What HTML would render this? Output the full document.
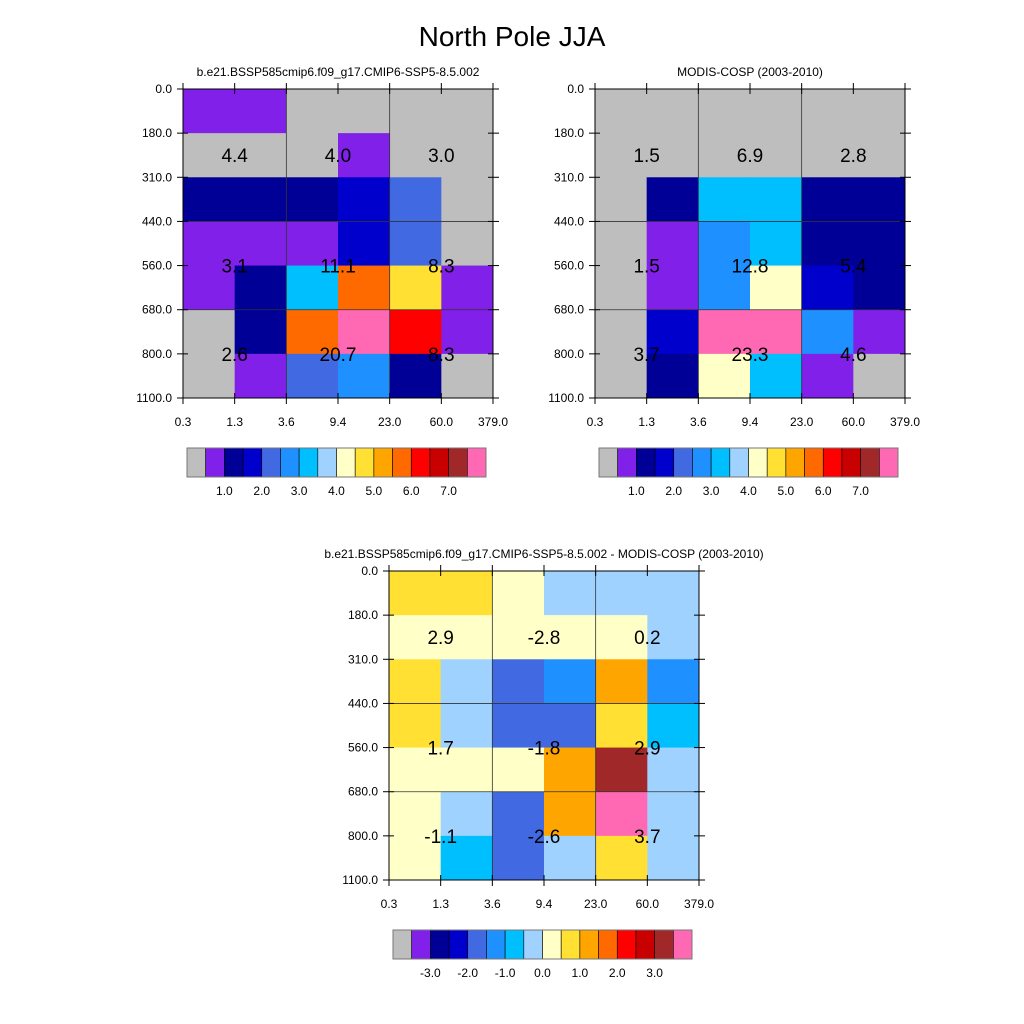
<!DOCTYPE html>
<html><head><meta charset="utf-8">
<style>
body{margin:0;background:#fff;}
svg{display:block;font-family:"Liberation Sans",sans-serif;}
</style></head>
<body>
<svg id="chart" width="1024" height="1024" viewBox="0 0 1024 1024">
<text x="512" y="46" font-size="28" text-anchor="middle">North Pole JJA</text>
</svg>
<script>
const palette=["#bebebe","#8020e8","#000096","#0000cd","#4169e1","#1e90ff","#00bfff","#a0d2ff","#ffffc8","#ffe033","#ffa500","#ff6a00","#ff0000","#c80000","#a02828","#ff69b4"];
const xTicks=["0.3","1.3","3.6","9.4","23.0","60.0","379.0"];
const yTicks=["0.0","180.0","310.0","440.0","560.0","680.0","800.0","1100.0"];
const grid1=[[1,1,0,0,0,0],[0,0,0,1,0,0],[2,2,2,3,4,0],[1,1,1,3,4,0],[1,2,6,11,9,1],[0,2,11,15,12,1],[0,1,4,5,2,0]];
const grid2=[[0,0,0,0,0,0],[0,0,0,0,0,0],[0,2,6,6,2,2],[0,1,5,6,2,2],[0,1,5,8,3,2],[0,3,15,15,5,1],[0,2,8,6,1,0]];
const grid3=[[9,9,8,7,7,7],[8,8,8,8,8,7],[9,7,4,5,10,5],[9,7,4,4,9,6],[8,8,8,10,14,7],[8,7,4,10,15,7],[8,6,4,7,9,7]];
const vals1=["4.4","4.0","3.0","3.1","11.1","8.3","2.6","20.7","8.3"];
const vals2=["1.5","6.9","2.8","1.5","12.8","5.4","3.7","23.3","4.6"];
const vals3=["2.9","-2.8","0.2","1.7","-1.8","2.9","-1.1","-2.6","3.7"];
const cbLabels1=["1.0","2.0","3.0","4.0","5.0","6.0","7.0"];
const cbLabels3=["-3.0","-2.0","-1.0","0.0","1.0","2.0","3.0"];
const titles=["b.e21.BSSP585cmip6.f09_g17.CMIP6-SSP5-8.5.002","MODIS-COSP (2003-2010)","b.e21.BSSP585cmip6.f09_g17.CMIP6-SSP5-8.5.002 - MODIS-COSP (2003-2010)"];

const svg=document.getElementById('chart');
const NS="http://www.w3.org/2000/svg";
function mk(tag,attrs,parent){const e=document.createElementNS(NS,tag);for(const k in attrs)e.setAttribute(k,attrs[k]);(parent||svg).appendChild(e);return e;}

function panel(x0,y0,grid,vals,title,name,cbx,cby,cbl){
  const W=310,H=309,nc=6,nr=7;
  const g=mk('g',{});
  
  
  const xs=i=>x0+i*W/nc, ys=j=>y0+j*H/nr;
  const t=mk('text',{x:x0+W/2,y:y0-13,'font-size':12,'text-anchor':'middle'},g);t.textContent=title;
  
  
  grid.forEach((row,j)=>row.forEach((c,i)=>{
    const r=mk('rect',{x:xs(i),y:ys(j),width:W/nc+0.5,height:H/nr+0.5,fill:palette[c]},g);
    
    
  }));
  [2,4].forEach(i=>mk('line',{x1:xs(i),x2:xs(i),y1:y0,y2:y0+H,stroke:'#333','stroke-width':0.8},g));
  [3,5].forEach(j=>mk('line',{x1:x0,x2:x0+W,y1:ys(j),y2:ys(j),stroke:'#333','stroke-width':0.8},g));
  mk('rect',{x:x0,y:y0,width:W,height:H,fill:'none',stroke:'#000','stroke-width':1},g);
  xTicks.forEach((l,i)=>{
    mk('line',{x1:xs(i),x2:xs(i),y1:y0+H-5,y2:y0+H+6,stroke:'#000'},g);
    mk('line',{x1:xs(i),x2:xs(i),y1:y0-6,y2:y0+5,stroke:'#000'},g);
    const tt=mk('text',{x:xs(i),y:y0+H+28,'font-size':12,'text-anchor':'middle'},g);tt.textContent=l;
    
    
  });
  yTicks.forEach((l,j)=>{
    mk('line',{x1:x0-6,x2:x0+5,y1:ys(j),y2:ys(j),stroke:'#000'},g);
    mk('line',{x1:x0+W-5,x2:x0+W+6,y1:ys(j),y2:ys(j),stroke:'#000'},g);
    const tt=mk('text',{x:x0-11,y:ys(j)+4,'font-size':12,'text-anchor':'end'},g);tt.textContent=l;
    
    
  });
  const lx=[1,3,5], ly=[ys(1.5),ys(4),ys(6)];
  vals.forEach((v,k)=>{
    const tt=mk('text',{x:xs(lx[k%3]),y:ly[Math.floor(k/3)]+7,'font-size':19,'text-anchor':'middle'},g);tt.textContent=v;
    
    
  });
  const cb=mk('g',{});
  
  
  const bw=299/16;
  palette.forEach((c,i)=>mk('rect',{x:cbx+i*bw,y:cby,width:bw,height:29,fill:c,stroke:'#000','stroke-width':0.6},cb));
  mk('rect',{x:cbx,y:cby,width:299,height:29,fill:'none',stroke:'#777','stroke-width':1},cb);
  cbl.forEach((l,i)=>{
    const tt=mk('text',{x:cbx+(2+2*i)*bw,y:cby+47,'font-size':12,'text-anchor':'middle'},cb);tt.textContent=l;
    
    
  });
}
panel(183,89,grid1,vals1,titles[0],'panel-model',187,448,cbLabels1);
panel(595,89,grid2,vals2,titles[1],'panel-modis',599,448,cbLabels1);
panel(389,571,grid3,vals3,titles[2],'panel-difference',393,930,cbLabels3);
</script>
</body></html>
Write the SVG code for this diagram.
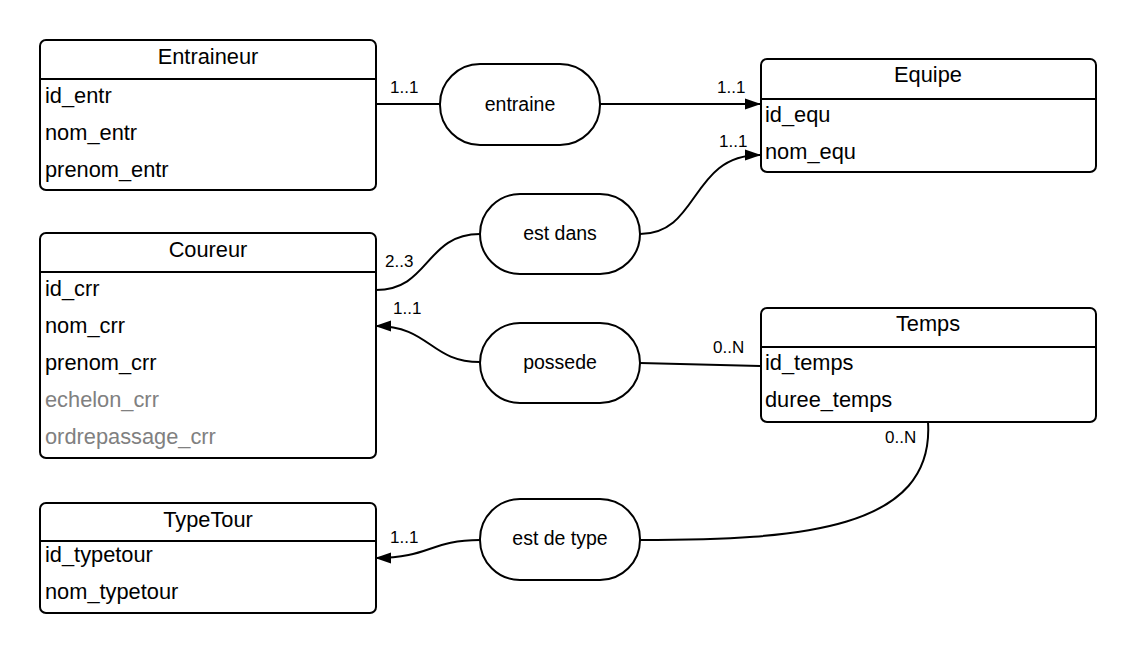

What the task requires: Repeat the entries exactly. Pictures are excluded from the copy.

Output of the task:
What HTML would render this? Output the full document.
<!DOCTYPE html>
<html><head><meta charset="utf-8">
<style>
body{margin:0;background:#fff;}
svg{display:block;font-family:"Liberation Sans",sans-serif;}
</style></head>
<body>
<svg id="chart" width="1024" height="1024" viewBox="0 0 1024 1024">
<text x="512" y="46" font-size="28" text-anchor="middle">North Pole JJA</text>
</svg>
<script>
const palette=["#bebebe","#8020e8","#000096","#0000cd","#4169e1","#1e90ff","#00bfff","#a0d2ff","#ffffc8","#ffe033","#ffa500","#ff6a00","#ff0000","#c80000","#a02828","#ff69b4"];
const xTicks=["0.3","1.3","3.6","9.4","23.0","60.0","379.0"];
const yTicks=["0.0","180.0","310.0","440.0","560.0","680.0","800.0","1100.0"];
const grid1=[[1,1,0,0,0,0],[0,0,0,1,0,0],[2,2,2,3,4,0],[1,1,1,3,4,0],[1,2,6,11,9,1],[0,2,11,15,12,1],[0,1,4,5,2,0]];
const grid2=[[0,0,0,0,0,0],[0,0,0,0,0,0],[0,2,6,6,2,2],[0,1,5,6,2,2],[0,1,5,8,3,2],[0,3,15,15,5,1],[0,2,8,6,1,0]];
const grid3=[[9,9,8,7,7,7],[8,8,8,8,8,7],[9,7,4,5,10,5],[9,7,4,4,9,6],[8,8,8,10,14,7],[8,7,4,10,15,7],[8,6,4,7,9,7]];
const vals1=["4.4","4.0","3.0","3.1","11.1","8.3","2.6","20.7","8.3"];
const vals2=["1.5","6.9","2.8","1.5","12.8","5.4","3.7","23.3","4.6"];
const vals3=["2.9","-2.8","0.2","1.7","-1.8","2.9","-1.1","-2.6","3.7"];
const cbLabels1=["1.0","2.0","3.0","4.0","5.0","6.0","7.0"];
const cbLabels3=["-3.0","-2.0","-1.0","0.0","1.0","2.0","3.0"];
const titles=["b.e21.BSSP585cmip6.f09_g17.CMIP6-SSP5-8.5.002","MODIS-COSP (2003-2010)","b.e21.BSSP585cmip6.f09_g17.CMIP6-SSP5-8.5.002 - MODIS-COSP (2003-2010)"];

const svg=document.getElementById('chart');
const NS="http://www.w3.org/2000/svg";
function mk(tag,attrs,parent){const e=document.createElementNS(NS,tag);for(const k in attrs)e.setAttribute(k,attrs[k]);(parent||svg).appendChild(e);return e;}

function panel(x0,y0,grid,vals,title,name,cbx,cby,cbl){
  const W=310,H=309,nc=6,nr=7;
  const g=mk('g',{});
  
  
  const xs=i=>x0+i*W/nc, ys=j=>y0+j*H/nr;
  const t=mk('text',{x:x0+W/2,y:y0-13,'font-size':12,'text-anchor':'middle'},g);t.textContent=title;
  
  
  grid.forEach((row,j)=>row.forEach((c,i)=>{
    const r=mk('rect',{x:xs(i),y:ys(j),width:W/nc+0.5,height:H/nr+0.5,fill:palette[c]},g);
    
    
  }));
  [2,4].forEach(i=>mk('line',{x1:xs(i),x2:xs(i),y1:y0,y2:y0+H,stroke:'#333','stroke-width':0.8},g));
  [3,5].forEach(j=>mk('line',{x1:x0,x2:x0+W,y1:ys(j),y2:ys(j),stroke:'#333','stroke-width':0.8},g));
  mk('rect',{x:x0,y:y0,width:W,height:H,fill:'none',stroke:'#000','stroke-width':1},g);
  xTicks.forEach((l,i)=>{
    mk('line',{x1:xs(i),x2:xs(i),y1:y0+H-5,y2:y0+H+6,stroke:'#000'},g);
    mk('line',{x1:xs(i),x2:xs(i),y1:y0-6,y2:y0+5,stroke:'#000'},g);
    const tt=mk('text',{x:xs(i),y:y0+H+28,'font-size':12,'text-anchor':'middle'},g);tt.textContent=l;
    
    
  });
  yTicks.forEach((l,j)=>{
    mk('line',{x1:x0-6,x2:x0+5,y1:ys(j),y2:ys(j),stroke:'#000'},g);
    mk('line',{x1:x0+W-5,x2:x0+W+6,y1:ys(j),y2:ys(j),stroke:'#000'},g);
    const tt=mk('text',{x:x0-11,y:ys(j)+4,'font-size':12,'text-anchor':'end'},g);tt.textContent=l;
    
    
  });
  const lx=[1,3,5], ly=[ys(1.5),ys(4),ys(6)];
  vals.forEach((v,k)=>{
    const tt=mk('text',{x:xs(lx[k%3]),y:ly[Math.floor(k/3)]+7,'font-size':19,'text-anchor':'middle'},g);tt.textContent=v;
    
    
  });
  const cb=mk('g',{});
  
  
  const bw=299/16;
  palette.forEach((c,i)=>mk('rect',{x:cbx+i*bw,y:cby,width:bw,height:29,fill:c,stroke:'#000','stroke-width':0.6},cb));
  mk('rect',{x:cbx,y:cby,width:299,height:29,fill:'none',stroke:'#777','stroke-width':1},cb);
  cbl.forEach((l,i)=>{
    const tt=mk('text',{x:cbx+(2+2*i)*bw,y:cby+47,'font-size':12,'text-anchor':'middle'},cb);tt.textContent=l;
    
    
  });
}
panel(183,89,grid1,vals1,titles[0],'panel-model',187,448,cbLabels1);
panel(595,89,grid2,vals2,titles[1],'panel-modis',599,448,cbLabels1);
panel(389,571,grid3,vals3,titles[2],'panel-difference',393,930,cbLabels3);
</script>
</body></html>
Write the SVG code for this diagram.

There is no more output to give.